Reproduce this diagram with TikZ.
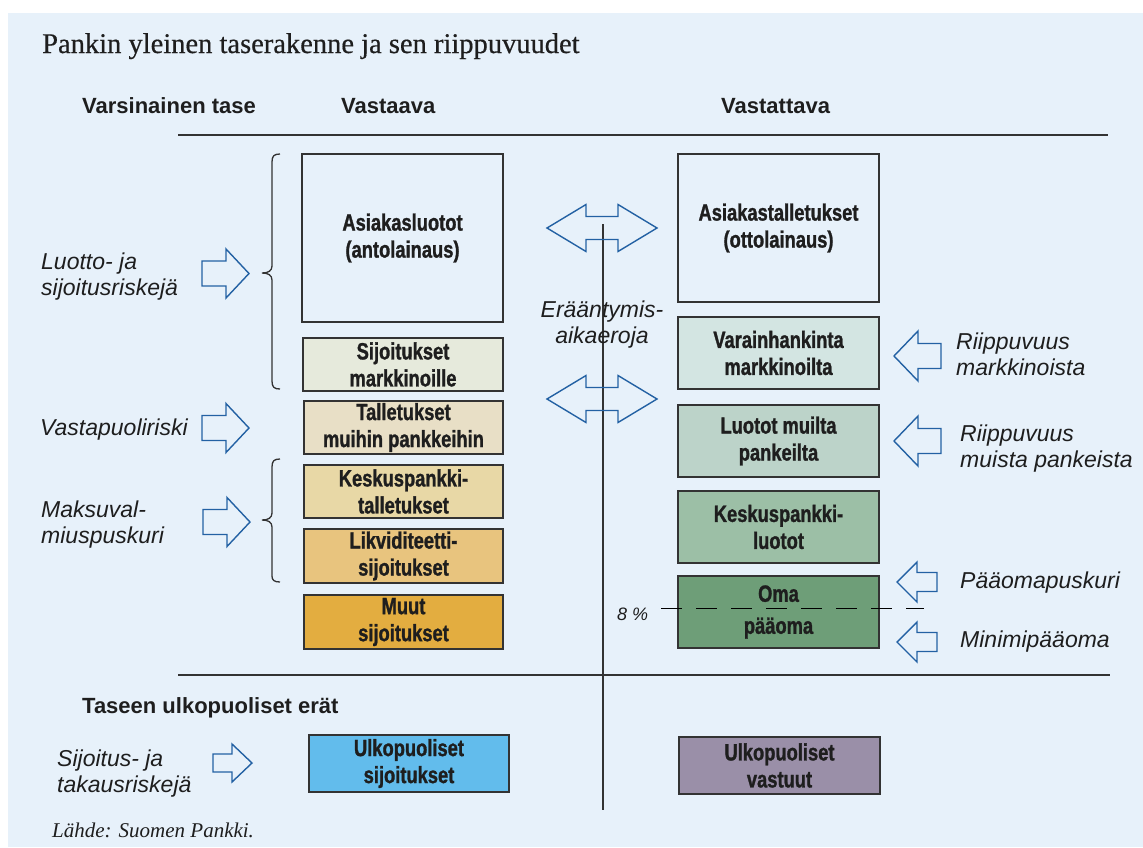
\documentclass[tikz,border=0pt]{standalone}
\usepackage{fontspec}
\setmainfont{Liberation Serif}
\setsansfont{Liberation Sans}
\newfontfamily\boxfont[FakeStretch=0.78, BoldFeatures={FakeBold=1.2}]{Liberation Sans}
\newfontfamily\titlefont[FakeBold=0.5]{Liberation Serif}
\definecolor{panel}{HTML}{E7F1FA}
\definecolor{txt}{HTML}{1E1E1E}
\definecolor{boxline}{HTML}{333333}
\definecolor{arrowblue}{HTML}{2361A3}
\definecolor{rulegrey}{HTML}{333333}
\definecolor{cA}{HTML}{E7F1FA}
\definecolor{cB}{HTML}{E6EADC}
\definecolor{cC}{HTML}{E8DFC6}
\definecolor{cD}{HTML}{E8D8A6}
\definecolor{cE}{HTML}{E8C47E}
\definecolor{cF}{HTML}{E3AD40}
\definecolor{cG}{HTML}{D3E5E2}
\definecolor{cH}{HTML}{BCD3C9}
\definecolor{cI}{HTML}{9CBFA6}
\definecolor{cJ}{HTML}{6E9E78}
\definecolor{cK}{HTML}{62BCEC}
\definecolor{cL}{HTML}{9A8FA8}
\newcommand\blockarrow[6]{% tail, head base, tip, centre y, half height, half body
  \draw[barrow] (#1,{#4-#6}) -- (#2,{#4-#6}) -- (#2,{#4-#5}) -- (#3,#4) -- (#2,{#4+#5}) -- (#2,{#4+#6}) -- (#1,{#4+#6}) -- cycle;}
\newcommand\dblblock[7]{% left tip, left base, right base, right tip, centre y, half height, half body
  \draw[barrow] (#1,#5) -- (#2,{#5-#6}) -- (#2,{#5-#7}) -- (#3,{#5-#7}) -- (#3,{#5-#6}) -- (#4,#5) -- (#3,{#5+#6}) -- (#3,{#5+#7}) -- (#2,{#5+#7}) -- (#2,{#5+#6}) -- cycle;}
\tikzset{
  bx/.style={draw=boxline, line width=1.5pt, inner sep=0pt, align=center, text=txt,
    font=\boxfont\bfseries\fontsize{23.5}{27}\selectfont},
  lbl/.style={font=\sffamily\itshape\fontsize{23}{26}\selectfont, text=txt, inner sep=0pt, align=left},
  hdr/.style={font=\sffamily\bfseries\fontsize{22}{26}\selectfont, text=txt, inner sep=0pt},
  barrow/.style={draw=arrowblue, line width=1.4pt, line join=miter},
  rulel/.style={draw=rulegrey, line width=1.3pt},
  bracel/.style={draw=boxline, line width=1.3pt}
}
\begin{document}
\begin{tikzpicture}[x=1pt,y=-1pt]
\useasboundingbox (0,0) rectangle (1143,847);
\fill[white] (0,0) rectangle (1143,847);
\fill[panel] (8,13) rectangle (1143,847);

% title and headers
\node[anchor=base west, inner sep=0pt, text=txt, font=\titlefont\fontsize{28.5}{32}\selectfont] (title) at (42,53) {Pankin yleinen taserakenne ja sen riippuvuudet};
\node[hdr, anchor=base west] (hvars) at (82,113) {Varsinainen tase};
\node[hdr, anchor=base west] (hvaa) at (341,113) {Vastaava};
\node[hdr, anchor=base west] (hvat) at (721,113) {Vastattava};
\node[hdr, anchor=base west] (hulk) at (82,713) {Taseen ulkopuoliset erät};
\node[anchor=base west, inner sep=0pt, text=txt, font=\rmfamily\itshape\fontsize{21}{25}\selectfont] (src) at (52,837) {Lähde: Suomen Pankki.};

% rules
\coordinate (r1a) at (178,135); \coordinate (r1b) at (1108,135);
\coordinate (r2a) at (178,675); \coordinate (r2b) at (1110,675);
\draw[rulel] (r1a) -- (r1b);
\draw[rulel] (r2a) -- (r2b);
\coordinate (vtop) at (603,224); \coordinate (vbot) at (603,810);
\draw[rulel] (vtop) -- (vbot);

% left column boxes
\node[bx, fill=cA, minimum width=201pt, minimum height=168pt] (L1) at (402.5,238) {Asiakasluotot\\(antolainaus)};
\node[bx, fill=cB, minimum width=200pt, minimum height=53pt] (L2) at (403,364.5) {Sijoitukset\\markkinoille};
\node[bx, fill=cC, minimum width=199pt, minimum height=53pt] (L3) at (403.5,427.5) {Talletukset\\muihin pankkeihin};
\node[bx, fill=cD, minimum width=199pt, minimum height=53pt] (L4) at (403.5,491.5) {Keskuspankki-\\talletukset};
\node[bx, fill=cE, minimum width=199pt, minimum height=54pt] (L5) at (403.5,556) {Likviditeetti-\\sijoitukset};
\node[bx, fill=cF, minimum width=199pt, minimum height=54pt] (L6) at (403.5,622) {Muut\\sijoitukset};

% right column boxes
\node[bx, fill=cA, minimum width=201pt, minimum height=148pt] (R1) at (778.5,228) {Asiakastalletukset\\(ottolainaus)};
\node[bx, fill=cG, minimum width=201pt, minimum height=72pt] (R2) at (778.5,353) {Varainhankinta\\markkinoilta};
\node[bx, fill=cH, minimum width=201pt, minimum height=72pt] (R3) at (778.5,441) {Luotot muilta\\pankeilta};
\node[bx, fill=cI, minimum width=201pt, minimum height=72pt] (R4) at (778.5,527) {Keskuspankki-\\luotot};
\node[bx, fill=cJ, minimum width=201pt, minimum height=72pt] (R5) at (778.5,612) {Oma\\[5pt]pääoma};

% off-balance boxes
\node[bx, fill=cK, minimum width=200pt, minimum height=57pt] (O1) at (409,763.5) {Ulkopuoliset\\sijoitukset};
\node[bx, fill=cL, minimum width=201pt, minimum height=57pt] (O2) at (779.5,765.5) {Ulkopuoliset\\vastuut};

% 8 % line
\coordinate (da) at (661,608); \coordinate (db) at (924,608);
\draw[black, line width=1pt, dash pattern=on 21pt off 14pt] (da) -- (db);
\node[anchor=base west, inner sep=0pt, text=txt, font=\sffamily\itshape\fontsize{18}{22}\selectfont] (pct) at (617,620) {8 \%};

% braces
\draw[bracel] (280,154) .. controls (274,154) and (272,156) .. (272,162) -- (272,266)
  .. controls (272,271) and (268,273) .. (262,273) .. controls (268,273) and (272,275) .. (272,280)
  -- (272,381) .. controls (272,387) and (274,389) .. (280,389);
\draw[bracel] (280,459) .. controls (274,459) and (272,461) .. (272,467) -- (272,513)
  .. controls (272,518) and (268,520) .. (262,520) .. controls (268,520) and (272,522) .. (272,527)
  -- (272,576) .. controls (272,580) and (274,582) .. (280,582);

% block arrows left
\blockarrow{202}{226}{249}{273.5}{24.5}{12.5}
\blockarrow{202}{226}{249}{428}{24.5}{12.5}
\blockarrow{203}{227}{250}{522}{24.5}{12.5}
\blockarrow{213}{232}{252}{763}{19}{9}
% block arrows right (pointing left)
\blockarrow{941}{918}{894}{356}{25}{12.5}
\blockarrow{941}{918}{894}{441}{25}{12.5}
\blockarrow{937}{917}{897}{582}{20}{9.5}
\blockarrow{937}{917}{897}{642}{20}{9.5}
% double arrows
\dblblock{547}{586}{618}{657}{228}{23.5}{11.5}
\dblblock{547}{586}{618}{657}{399}{23.5}{11.5}

% labels (base anchor = baseline of the last line)
\node[lbl, anchor=base west] (la) at (41,295) {Luotto- ja\\sijoitusriskejä};
\node[lbl, anchor=base west] (lb) at (40,435) {Vastapuoliriski};
\node[lbl, anchor=base west] (lc) at (41,543) {Maksuval-\\miuspuskuri};
\node[lbl, anchor=base west] (ld) at (956,375) {Riippuvuus\\markkinoista};
\node[lbl, anchor=base west] (le) at (960,467) {Riippuvuus\\muista pankeista};
\node[lbl, anchor=base west] (lf) at (960,588) {Pääomapuskuri};
\node[lbl, anchor=base west] (lg) at (960,647) {Minimipääoma};
\node[lbl, anchor=base west] (lh) at (57,792) {Sijoitus- ja\\takausriskejä};
\node[lbl, anchor=base, align=center] (li) at (602,343) {Erääntymis-\\aikaeroja};
\end{tikzpicture}
\end{document}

• _EXERCISE GOAL_:
Take the lines from the start of the material to the line with "(8,13) rectangle (1143,847);", both included, and transcribe them exactly without the pictures.

• _EXERCISE SOLUTION_:
Reproduce this diagram with TikZ.
\documentclass[tikz,border=0pt]{standalone}
\usepackage{fontspec}
\setmainfont{Liberation Serif}
\setsansfont{Liberation Sans}
\newfontfamily\boxfont[FakeStretch=0.78, BoldFeatures={FakeBold=1.2}]{Liberation Sans}
\newfontfamily\titlefont[FakeBold=0.5]{Liberation Serif}
\definecolor{panel}{HTML}{E7F1FA}
\definecolor{txt}{HTML}{1E1E1E}
\definecolor{boxline}{HTML}{333333}
\definecolor{arrowblue}{HTML}{2361A3}
\definecolor{rulegrey}{HTML}{333333}
\definecolor{cA}{HTML}{E7F1FA}
\definecolor{cB}{HTML}{E6EADC}
\definecolor{cC}{HTML}{E8DFC6}
\definecolor{cD}{HTML}{E8D8A6}
\definecolor{cE}{HTML}{E8C47E}
\definecolor{cF}{HTML}{E3AD40}
\definecolor{cG}{HTML}{D3E5E2}
\definecolor{cH}{HTML}{BCD3C9}
\definecolor{cI}{HTML}{9CBFA6}
\definecolor{cJ}{HTML}{6E9E78}
\definecolor{cK}{HTML}{62BCEC}
\definecolor{cL}{HTML}{9A8FA8}
\newcommand\blockarrow[6]{% tail, head base, tip, centre y, half height, half body
  \draw[barrow] (#1,{#4-#6}) -- (#2,{#4-#6}) -- (#2,{#4-#5}) -- (#3,#4) -- (#2,{#4+#5}) -- (#2,{#4+#6}) -- (#1,{#4+#6}) -- cycle;}
\newcommand\dblblock[7]{% left tip, left base, right base, right tip, centre y, half height, half body
  \draw[barrow] (#1,#5) -- (#2,{#5-#6}) -- (#2,{#5-#7}) -- (#3,{#5-#7}) -- (#3,{#5-#6}) -- (#4,#5) -- (#3,{#5+#6}) -- (#3,{#5+#7}) -- (#2,{#5+#7}) -- (#2,{#5+#6}) -- cycle;}
\tikzset{
  bx/.style={draw=boxline, line width=1.5pt, inner sep=0pt, align=center, text=txt,
    font=\boxfont\bfseries\fontsize{23.5}{27}\selectfont},
  lbl/.style={font=\sffamily\itshape\fontsize{23}{26}\selectfont, text=txt, inner sep=0pt, align=left},
  hdr/.style={font=\sffamily\bfseries\fontsize{22}{26}\selectfont, text=txt, inner sep=0pt},
  barrow/.style={draw=arrowblue, line width=1.4pt, line join=miter},
  rulel/.style={draw=rulegrey, line width=1.3pt},
  bracel/.style={draw=boxline, line width=1.3pt}
}
\begin{document}
\begin{tikzpicture}[x=1pt,y=-1pt]
\useasboundingbox (0,0) rectangle (1143,847);
\fill[white] (0,0) rectangle (1143,847);
\fill[panel] (8,13) rectangle (1143,847);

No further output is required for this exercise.